- [What the task asks]
Pictures stay out of this copy, which runs from the first line of the material through the line containing "ha='center', va='baseline', fontsize=fs)".

- [Source code of charts]

>>

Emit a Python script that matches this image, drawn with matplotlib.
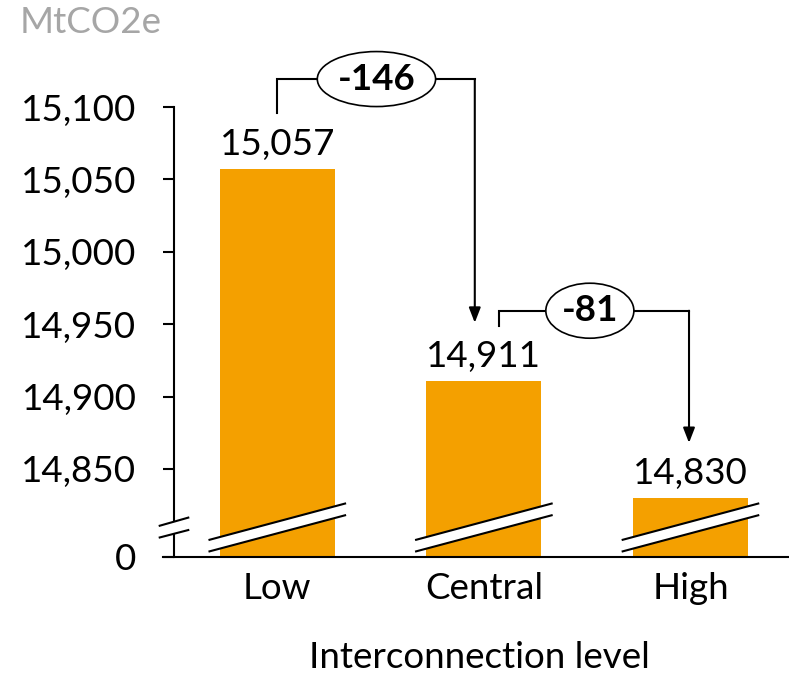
import matplotlib
matplotlib.use("Agg")
import matplotlib.pyplot as plt
from matplotlib.patches import Polygon

plt.rcParams['font.family'] = ['Lato', 'DejaVu Sans']

categories = ["Low", "Central", "High"]
values = [15057, 14911, 14830]
value_labels = ["15,057", "14,911", "14,830"]
yticks = [14850, 14900, 14950, 15000, 15050, 15100]
ytick_labels = ["14,850", "14,900", "14,950", "15,000", "15,050", "15,100"]
deltas = ["-146", "-81"]
base = 14789.2   # value shown as "0" (axis break)

bar_color = "#F4A000"
lw = 1.5
fs = 26.5

fig = plt.figure(figsize=(7.89, 6.78), dpi=100)
ax = fig.add_axes([174/789, (678-557)/678, 1 - 174/789, (557-107)/678])

x = list(range(len(categories)))
ax.bar(x, values, width=0.557, color=bar_color, bottom=0, zorder=2)
ax.set_xlim(-0.5, 2.477)
ax.set_ylim(base, 15100)

ax.set_yticks([base] + yticks)
ax.set_yticklabels(["0"] + ytick_labels, fontsize=fs)
ax.set_xticks(x)
ax.set_xticklabels(categories, fontsize=fs)
ax.tick_params(axis='y', length=8, width=lw, pad=19)
ax.tick_params(axis='x', length=0, pad=11)
for s in ['top', 'right']:
    ax.spines[s].set_visible(False)
ax.spines['left'].set_linewidth(lw)
ax.spines['bottom'].set_linewidth(lw)
ax.spines['bottom'].set_bounds(-0.555, 2.477)
ax.spines['bottom'].set_clip_on(False)

# value labels
for xi, v, lab in zip(x, values, value_labels):
    ax.annotate(lab, (xi, v), xytext=(0, 10), textcoords='offset points',
                ha='center', va='baseline', fontsize=fs)

# break marks on bars
def break_mark(xc, half, y_lo1, y_hi1, y_lo2, y_hi2):
    poly = Polygon([(xc-half, y_lo1), (xc+half, y_hi1), (xc+half, y_hi2), (xc-half, y_lo2)],
                   closed=True, facecolor='white', edgecolor='none', zorder=5, clip_on=False)
    ax.add_patch(poly)
    ax.plot([xc-half, xc+half], [y_lo1, y_hi1], color='black', lw=lw, zorder=6, clip_on=False,
            solid_capstyle='butt')
    ax.plot([xc-half, xc+half], [y_lo2, y_hi2], color='black', lw=lw, zorder=6, clip_on=False,
            solid_capstyle='butt')

for xi in x:
    break_mark(xi, 0.333, base + 11.7, base + 37.1, base + 3.7, base + 29.0)
# y-axis break
break_mark(-0.5, 0.074, base + 21.4, base + 27.4, base + 13.3, base + 18.8)

# bracket annotations
def bracket(x0, y0, ytop, x1, ytip, label, xlab):
    ax.plot([x0, x0, x1], [y0, ytop, ytop], color='black', lw=lw, clip_on=False, zorder=7,
            solid_joinstyle='miter')
    ax.annotate('', xy=(x1, ytip), xytext=(x1, ytop),
                arrowprops=dict(arrowstyle='-|>,head_length=0.9,head_width=0.35',
                                color='black', lw=lw, shrinkA=0, shrinkB=0),
                annotation_clip=False, zorder=7)
    ax.text(xlab, ytop, label, ha='center', va='center', fontsize=fs, fontweight='bold',
            zorder=8, clip_on=False,
            bbox=dict(boxstyle='ellipse,pad=0.08', facecolor='white', edgecolor='black', lw=1.2))

bracket(0.0, values[0] + 39, 15119.3, 0.956, values[1] + 40, deltas[0], 0.48)
bracket(1.072, values[1] + 38, 14959.3, 1.993, values[2] + 38, deltas[1], 1.513)

fig.text(20/789, 1 - 6/678, "MtCO2e", color="#A6A6A6", fontsize=fs, ha='left', va='top')
fig.text(479.5/789, 1 - 658/678, "Interconnection level", fontsize=fs, ha='center', va='center')

fig.savefig("out.png", dpi=100)
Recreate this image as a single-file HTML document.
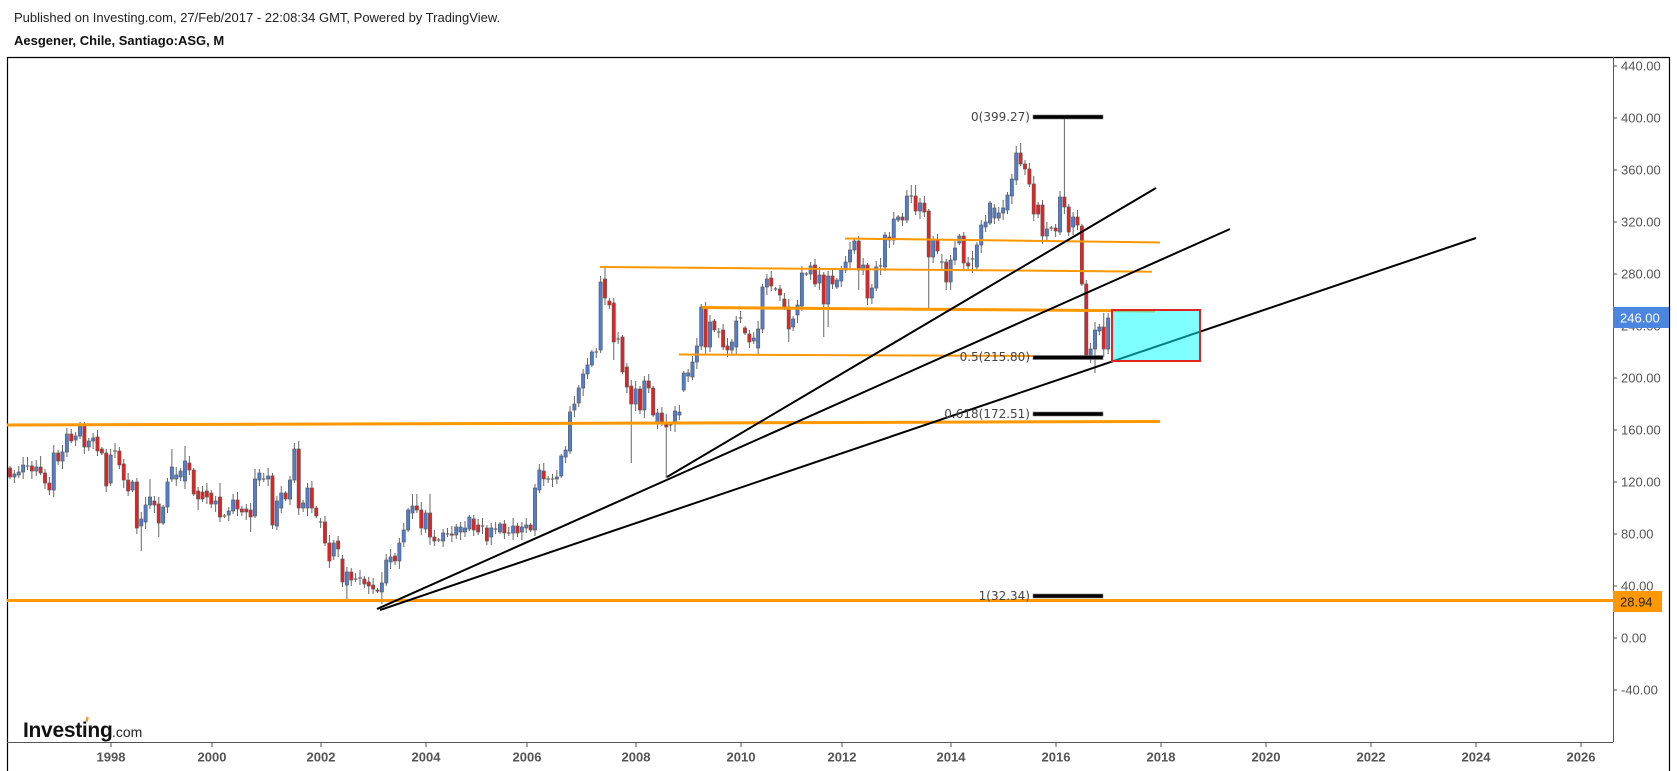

<<

- [Answer to the problem]
Emit a Python script that matches this image, drawn with matplotlib.
import matplotlib
matplotlib.use("Agg")
import matplotlib.pyplot as plt
from matplotlib.patches import Polygon

plt.rcParams['font.family'] = ['Lato', 'DejaVu Sans']

categories = ["Low", "Central", "High"]
values = [15057, 14911, 14830]
value_labels = ["15,057", "14,911", "14,830"]
yticks = [14850, 14900, 14950, 15000, 15050, 15100]
ytick_labels = ["14,850", "14,900", "14,950", "15,000", "15,050", "15,100"]
deltas = ["-146", "-81"]
base = 14789.2   # value shown as "0" (axis break)

bar_color = "#F4A000"
lw = 1.5
fs = 26.5

fig = plt.figure(figsize=(7.89, 6.78), dpi=100)
ax = fig.add_axes([174/789, (678-557)/678, 1 - 174/789, (557-107)/678])

x = list(range(len(categories)))
ax.bar(x, values, width=0.557, color=bar_color, bottom=0, zorder=2)
ax.set_xlim(-0.5, 2.477)
ax.set_ylim(base, 15100)

ax.set_yticks([base] + yticks)
ax.set_yticklabels(["0"] + ytick_labels, fontsize=fs)
ax.set_xticks(x)
ax.set_xticklabels(categories, fontsize=fs)
ax.tick_params(axis='y', length=8, width=lw, pad=19)
ax.tick_params(axis='x', length=0, pad=11)
for s in ['top', 'right']:
    ax.spines[s].set_visible(False)
ax.spines['left'].set_linewidth(lw)
ax.spines['bottom'].set_linewidth(lw)
ax.spines['bottom'].set_bounds(-0.555, 2.477)
ax.spines['bottom'].set_clip_on(False)

# value labels
for xi, v, lab in zip(x, values, value_labels):
    ax.annotate(lab, (xi, v), xytext=(0, 10), textcoords='offset points',
                ha='center', va='baseline', fontsize=fs)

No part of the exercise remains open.